Você faz de tudo para acreditarem no que está mostrando. Escolhe um ângulo favorável, cuida da luz, repete a foto quantas vezes forem necessárias. A tela do celular transformou-se num espelho edulcorado da sua existência. Se for possível provocar uma “distorção positiva“, maravilhoso. Imagem, é preciso poli-la ao máximo. Parecer tem mais importância do que ser. É apenas o Instagram, mas para muitos, um caso de vida ou morte. Chegamos a esse ponto: trata-se de algo além da vaidade, uma séria disfunção emocional. Viciamo-nos em recompensas. Ouvi na semana passada uma analogia interessante. Num podcast de discussão sobre os efeitos da exposição excessiva nas redes sociais e na maneira como queremos nos apresentar, um analista de conteúdo disse estarmos vivendo algo já mostrado no livro O retrato de Dorian Gray, escrito por Oscar Wilde no final do século 19. A personagem faz um pacto com o diabo e seu envelhecimento só se manifesta em um quadro escondido a sete chaves no sótão da casa. Para a sociedade, ele continua eternamente jovem, imprimindo uma expectativa de perfeição inalcançável. Estamos buscando no mundo virtual algo bem parecido com isso. Oculta-se o que não nos soa bonito e cria-se uma utopia particular.

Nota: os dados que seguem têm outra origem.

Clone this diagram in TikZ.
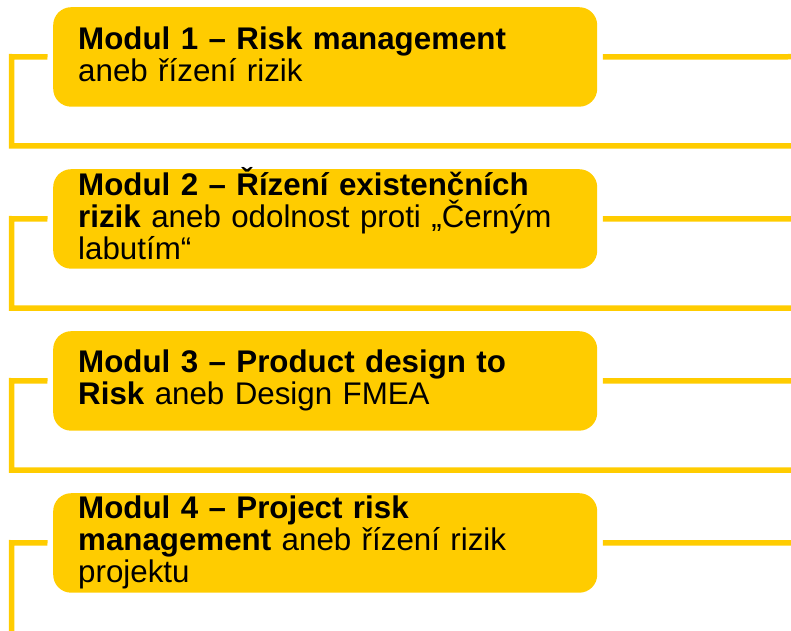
\documentclass[tikz,border=0pt]{standalone}
\usepackage{fontspec}
\setmainfont{Liberation Sans}
\definecolor{ybox}{HTML}{FFCC00}
\setlength{\parindent}{0pt}
\newcommand{\firstln}[1]{\rule{0pt}{22.5pt}\smash{#1}}
\newcommand{\lastln}{\rule[-5pt]{0pt}{5pt}}
\begin{document}
\begin{tikzpicture}[x=1pt,y=1pt,
  modbox/.style={fill=ybox, rounded corners=18pt, minimum height=99.5pt,
    text width=494pt, inner xsep=25pt, inner ysep=0pt, align=left,
    anchor=north west, font=\fontsize{31.3}{32}\selectfont},
  link/.style={draw=ybox, line width=5.5pt}]
\useasboundingbox (0,0) rectangle (791,630);

% boxes
\node[modbox] (m1) at (53,623) {\firstln{\textbf{Modul 1 – Risk management}}\\
  aneb řízení rizik\lastln};
\node[modbox] (m2) at (53,461) {\firstln{\textbf{Modul 2 – Řízení existenčních}}\\
  \textbf{rizik} aneb odolnost proti „Černým\\
  labutím“\lastln};
\node[modbox] (m3) at (53,299) {\firstln{\textbf{Modul 3 – Product design to}}\\
  \textbf{Risk} aneb Design FMEA\lastln};
\node[modbox] (m4) at (53,137) {\firstln{\textbf{Modul 4 – Project risk}}\\
  \textbf{management} aneb řízení rizik\\
  projektu\lastln};

% free ends
\coordinate (l1) at (11.5,573.25);
\coordinate (b1) at (11.5,484);
\coordinate (e1) at (791,484);
\coordinate (r1) at (791,573.25);
\coordinate (l2) at (11.5,411.25);
\coordinate (b2) at (11.5,322);
\coordinate (e2) at (791,322);
\coordinate (r2) at (791,411.25);
\coordinate (l3) at (11.5,249.25);
\coordinate (b3) at (11.5,160);
\coordinate (e3) at (791,160);
\coordinate (r3) at (791,249.25);
\coordinate (l4) at (11.5,87.25);
\coordinate (b4) at (11.5,-3);
\coordinate (r4) at (791,87.25);

% connectors
\draw[link] ([xshift=-5.5pt]m1.west) -- (l1) -- (b1) -- (e1);
\draw[link] ([xshift=5.5pt]m1.east) -- (r1);
\draw[link] ([xshift=-5.5pt]m2.west) -- (l2) -- (b2) -- (e2);
\draw[link] ([xshift=5.5pt]m2.east) -- (r2);
\draw[link] ([xshift=-5.5pt]m3.west) -- (l3) -- (b3) -- (e3);
\draw[link] ([xshift=5.5pt]m3.east) -- (r3);
\draw[link] ([xshift=-5.5pt]m4.west) -- (l4) -- (b4);
\draw[link] ([xshift=5.5pt]m4.east) -- (r4);
\end{tikzpicture}
\end{document}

Fico conjecturando: como funcionará em um adolescente? Se para os adultos, com maior capacidade de discernimento, gera confusão, muitas vezes beirando o patológico, deve ser bem pior para eles. Nesta idade a competição é feroz, é imprescindível revelar-se o melhor em tempo integral. Enfocado no campo da estética, escamoteando o que antigamente se chamava de crescimento pessoal. Com certeza a nova geração se libertou de uma série de preconceitos em variadas áreas. A palavra liberdade é defendida com ferocidade, adquirindo status de mandamento. Excelente. Só considero equivocado esse desejo de construir uma persona pública tão afastada da expressa em nosso dia a dia. Sem contar isso: jovens ou velhos, estamos nos tornando uns exibidos. Viajar é sinônimo de postar, passo a passo, esses momentos pertencentes ao âmbito do privado, pois só a quem os vive interessa. Martelamos a toda hora: estou feliz, tenho dinheiro, saúde e bom gosto.
Somos filhos dessa euforia que nos faz habitar, com ilusão, uma pequena aldeia. Caem as distâncias e entra no lugar uma intimidade forçada. Todos próximos – e distantes. Faço essa crítica a mim mesmo. Preciso de mais interioridade, silêncio, leitura. A mente cheia de informações rouba o lugar do conhecimento real, fruto de pesquisa e estudo. Vamos baixar a cabeça, diminuir o ritmo, registrar na alma os acontecimentos. Estamos correndo o risco de banalizar o bem e o mal. Renovo a promessa de me abastecer de encontros e abraços, num espaço concreto onde também há a perda, a dor, a falha. Desconheço outra forma de sermos verdadeiramente humanos.